November 11, 2011
By Nsombi Lambright, ACLU of Mississippi Executive Director
Tuesday was a very emotional day for me. I began my work that day by voting. I always measure voter turnout (and potential problems) by what's happening at my own polling place. That went smoothly. I then went to campaign headquarters to find out what neighborhoods needed canvassing in order to make sure that people were "getting out to vote." Rabbi Debra Kassoff and I spent most of the day canvassing the communities surrounding Brinkley Middle School and Johnson Elementary School in northwest Jackson. These neighborhoods are joined by Martin Luther King, Jr. Boulevard. While canvassing these neighborhoods, we saw many things.
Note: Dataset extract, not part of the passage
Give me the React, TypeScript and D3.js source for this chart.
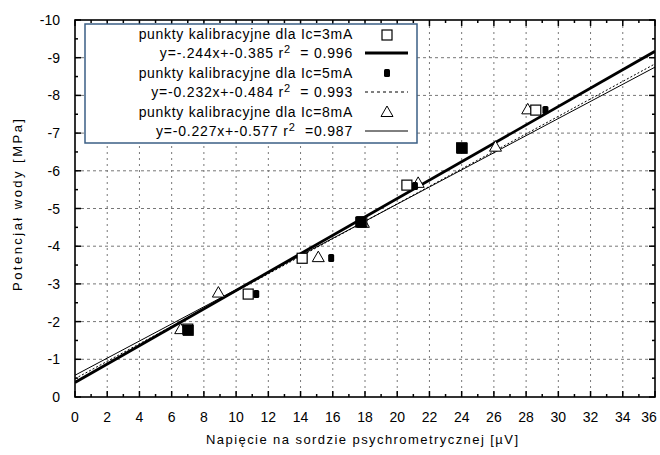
import React from "react";
import * as d3 from "d3";

const xTicks = d3.range(0, 37, 2);
const yTicks = d3.range(0, -11, -1);

// Ic=3mA open squares
const pts3 = [
  { x: 7.0, y: -1.8 },
  { x: 10.75, y: -2.73 },
  { x: 14.1, y: -3.68 },
  { x: 17.8, y: -4.65 },
  { x: 20.6, y: -5.62 },
  { x: 24.0, y: -6.61 },
  { x: 28.6, y: -7.61 },
];
// Ic=5mA filled points
const pts5 = [
  { x: 11.25, y: -2.73 },
  { x: 15.9, y: -3.69 },
  { x: 21.1, y: -5.6 },
  { x: 29.2, y: -7.61 },
];
// big filled squares (overlapping points)
const ptsFilled = [
  { x: 7.0, y: -1.78 },
  { x: 17.7, y: -4.65 },
  { x: 24.0, y: -6.61 },
];
// Ic=8mA triangles
const pts8 = [
  { x: 6.56, y: -1.8 },
  { x: 8.9, y: -2.77 },
  { x: 15.1, y: -3.71 },
  { x: 17.9, y: -4.62 },
  { x: 21.3, y: -5.68 },
  { x: 26.1, y: -6.64 },
  { x: 28.1, y: -7.63 },
];

const fits = [
  { a: -0.244, b: -0.385, width: 2.8, dash: "" },
  { a: -0.232, b: -0.484, width: 1, dash: "2,2" },
  { a: -0.227, b: -0.577, width: 1, dash: "" },
];

const legendLabels = [
  "punkty kalibracyjne dla Ic=3mA",
  "y=-.244x+-0.385 r|2|  = 0.996",
  "punkty kalibracyjne dla Ic=5mA",
  "y=-0.232x+-0.484 r|2|  = 0.993",
  "punkty kalibracyjne dla Ic=8mA",
  "y=-0.227x+-0.577 r|2|  =0.987",
];

const W = 660, H = 455;
const L = 75, R = 655, T = 20, B = 397;

export default function App() {
  const x = d3.scaleLinear().domain([0, 36]).range([L, R]);
  const y = d3.scaleLinear().domain([0, -10]).range([B, T]);
  const font = "'Liberation Sans', Arial, sans-serif";

  const xMinor = d3.range(1, 36, 2);
  const yMinor = d3.range(-0.5, -10, -1);

  const tri = (cx: number, cy: number, s = 6) =>
    `M${cx},${cy - s} L${cx + s},${cy + s * 0.75} L${cx - s},${cy + s * 0.75} Z`;

  return (
    <svg width={W} height={H} style={{ display: "block", position: "absolute", left: 0, top: 0 }} fontFamily={font}>
      <rect width={W} height={H} fill="#fff" />
      {/* grid */}
      {xTicks.slice(1, -1).map((t) => (
        <line key={"gx" + t} x1={x(t)} x2={x(t)} y1={T} y2={B} stroke="#777" strokeWidth={1} strokeDasharray="2,4" />
      ))}
      {yTicks.slice(1, -1).map((t) => (
        <line key={"gy" + t} x1={L} x2={R} y1={y(t)} y2={y(t)} stroke="#777" strokeWidth={1} strokeDasharray="3,3" />
      ))}
      {/* ticks */}
      {xTicks.map((t) => (
        <g key={"tx" + t}>
          <line x1={x(t)} x2={x(t)} y1={B} y2={B - 6} stroke="#000" strokeWidth={1.5} />
          <line x1={x(t)} x2={x(t)} y1={T} y2={T + 6} stroke="#000" strokeWidth={1.5} />
          <text x={t === 36 ? x(t) - 6 : x(t)} y={B + 25} fontSize={14} textAnchor="middle" fill="#000">{t}</text>
        </g>
      ))}
      {xMinor.map((t) => (
        <g key={"mx" + t}>
          <line x1={x(t)} x2={x(t)} y1={B} y2={B - 3} stroke="#000" strokeWidth={1.5} />
          <line x1={x(t)} x2={x(t)} y1={T} y2={T + 3} stroke="#000" strokeWidth={1.5} />
        </g>
      ))}
      {yTicks.map((t) => (
        <g key={"ty" + t}>
          <line x1={L} x2={L + 6} y1={y(t)} y2={y(t)} stroke="#000" strokeWidth={1.5} />
          <line x1={R} x2={R - 6} y1={y(t)} y2={y(t)} stroke="#000" strokeWidth={1.5} />
          <text x={60} y={y(t) + 5} fontSize={14} textAnchor="end" fill="#000">{t === 0 ? "0" : String(t)}</text>
        </g>
      ))}
      {yMinor.map((t) => (
        <g key={"my" + t}>
          <line x1={L} x2={L + 3} y1={y(t)} y2={y(t)} stroke="#000" strokeWidth={1.5} />
          <line x1={R} x2={R - 3} y1={y(t)} y2={y(t)} stroke="#000" strokeWidth={1.5} />
        </g>
      ))}
      <defs>
        <clipPath id="plot"><rect x={L} y={T} width={R - L} height={B - T} /></clipPath>
      </defs>
      {/* fit lines */}
      <g clipPath="url(#plot)">
        {fits.map((f, i) => (
          <line key={"f" + i} x1={x(0)} y1={y(f.b)} x2={x(36)} y2={y(f.a * 36 + f.b)}
            stroke="#000" strokeWidth={f.width} strokeDasharray={f.dash || undefined} />
        ))}
      </g>
      {/* points */}
      {pts8.map((p, i) => (
        <path key={"t" + i} d={tri(x(p.x), y(p.y))} fill="#fff" stroke="#000" strokeWidth={1} />
      ))}
      {pts3.map((p, i) => (
        <rect key={"s" + i} x={x(p.x) - 5} y={y(p.y) - 5} width={10} height={10} fill="#fff" stroke="#000" strokeWidth={1.2} />
      ))}
      {ptsFilled.map((p, i) => (
        <rect key={"fs" + i} x={x(p.x) - 5} y={y(p.y) - 5} width={11} height={11} fill="#000" />
      ))}
      {pts5.map((p, i) => (
        <rect key={"c" + i} x={x(p.x) - 3} y={y(p.y) - 4} width={6} height={8} rx={1.5} fill="#000" />
      ))}
      {/* frame */}
      <rect x={L} y={T} width={R - L} height={B - T} fill="none" stroke="#000" strokeWidth={1.6} />
      {/* legend */}
      <rect x={85} y={24} width={332} height={119} fill="#fff" stroke="#3b5f85" strokeWidth={1.5} />
      {legendLabels.map((s, i) => {
        const parts = s.split("|");
        const yy = 39 + i * 19.4;
        return (
          <text key={"l" + i} x={353} y={yy} fontSize={14} letterSpacing={parts.length === 1 ? 0.7 : 0.8} textAnchor="end" fill="#000" style={{ whiteSpace: "pre" }}>
            {parts.length === 1 ? s : (
              <>
                {parts[0]}
                <tspan dy={-5} fontSize={11}>{parts[1]}</tspan>
                <tspan dy={5}>{parts[2]}</tspan>
              </>
            )}
          </text>
        );
      })}
      <rect x={382} y={30} width={10} height={10} fill="#fff" stroke="#000" strokeWidth={1.2} />
      <line x1={365} x2={408} y1={53} y2={53} stroke="#000" strokeWidth={2.8} />
      <rect x={384} y={69} width={6} height={8} rx={1.5} fill="#000" />
      <line x1={365} x2={408} y1={92} y2={92} stroke="#000" strokeWidth={1} strokeDasharray="3,3" />
      <path d={tri(387, 112)} fill="#fff" stroke="#000" strokeWidth={1} />
      <line x1={365} x2={408} y1={131} y2={131} stroke="#000" strokeWidth={1} />
      {/* axis titles */}
      <text x={362} y={444} fontSize={13} textAnchor="middle" fill="#000" textLength={312} lengthAdjust="spacing">Napięcie na sordzie psychrometrycznej [µV]</text>
      <text transform={`translate(22,${205}) rotate(-90)`} fontSize={13} textAnchor="middle" fill="#000" textLength={172} lengthAdjust="spacing">Potencjał wody [MPa]</text>
    </svg>
  );
}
We witnessed poverty and government neglect, but we also witnessed family and community connectivity. We saw generations of families living under one roof. Grandma, daughter and granddaughter were all going to vote at the first home that we visited. Unfortunately, granddaughter never received her voter registration card although she'd registered multiple times at the WIC office. We talked to many grandmothers, grandfathers, aunts, mothers and fathers who assured us that the family had voted against Initiatives 26 and 27 that day. We also had the opportunity to speak to young brothers who didn't understand what the initiatives were about. Working directly in communities still brings me as much joy today as it did almost 20 years ago when I started organizing. It centers me and reminds me what this work is all about. The folks that I work with always remind me of my family and they remind me that even though I have a job that pays me to do this work, I am not disconnected from the communities that we serve. These are my people, whether I run into them at a meeting, a family reunion, church or the grocery store. I am privileged to do this work and will keep fighting!! Little Sister, I'll be back to make sure that you get your registration card this time!